I thought this article was interesting: I remember the real John Lennon, not the one airbrushed by history
It was the notion of John Lennon the myth, Lennon the martyr, Lennon the super genius, Lennon the real talent behind the Beatles, Lennon the man who saw through everything, Lennon the avant garde artist and Lennon the gentle, peace loving guy who prayed for the world.
Well, I knew John Lennon, and I liked him a lot. He was very kind and generous to me. I was about to fly out to New York and interview him when I got the call in the middle of the night, UK time, to tell me he’d been shot, so I wept many a tear that day.
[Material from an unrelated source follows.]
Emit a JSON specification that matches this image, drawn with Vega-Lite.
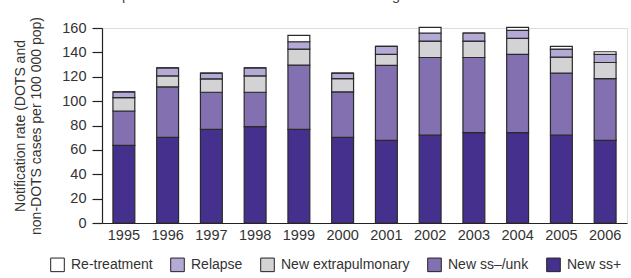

But for the past three decades the man I’ve been reading about has grown less and less like the John Lennon I knew and, generally, more and more like some character out of Butler’s Lives Of The Saints.
As an art student John used to draw little cartoons of characters covered in warts. And it sometimes seems that the image of him that has mainly prevailed is one in which his own warts, have been largely air-brushed from public memory by misty-eyed fans, and the efforts of his widow Yoko Ono.
That he had many good points, there is no doubting. He was witty and funny and the “attitude” that he gave the Beatles chimed perfectly with the baby boomer aspirations of the Sixties. He was clever with words and brilliant at writing songs around slogans he made up, such as Give Peace a Chance and All You Need Is Love, instinctively knowing how to catch the moment and generate a million headlines. And, in association with Paul McCartney, he left the world an unequalled canon of popular songs.
But he was also easily led. It was not clever of him, for instance, to give financial help in 1971 to a self-proclaimed black power leader called Michael Abdul Malik, aka Michael X, who then jumped bail in Britain and fled to Trinidad.
A couple of years later Malik murdered two people on a commune he was running there and was later hanged for his crimes. Lennon couldn’t have known that it would end like that, but he should have been aware, as were many others, that Malik was bad news. Then there was financial help to an Irish Republican movement in the US at the height of the violence in Northern Ireland; not a good idea for a man of peace.
That was John, though, perspicacious in lyric, but, in a life immured by fame, surprisingly easily gulled by those who knew how to flatter him and scratch an ever open guilt wound.
I suspect the song he’s probably best remembered for is Imagine, the lyrics of which many found uplifting, even if the writer of them didn’t exactly practise what he preached. When an old Liverpool friend saw the wealth he’d accumulated in New York and teased him with the lyrics “remember ‘no possessions’, John, ‘it’s easy if you try’”, the former Beatle’s reply was characteristically, jokingly self-mocking: “It was only a bloody song.”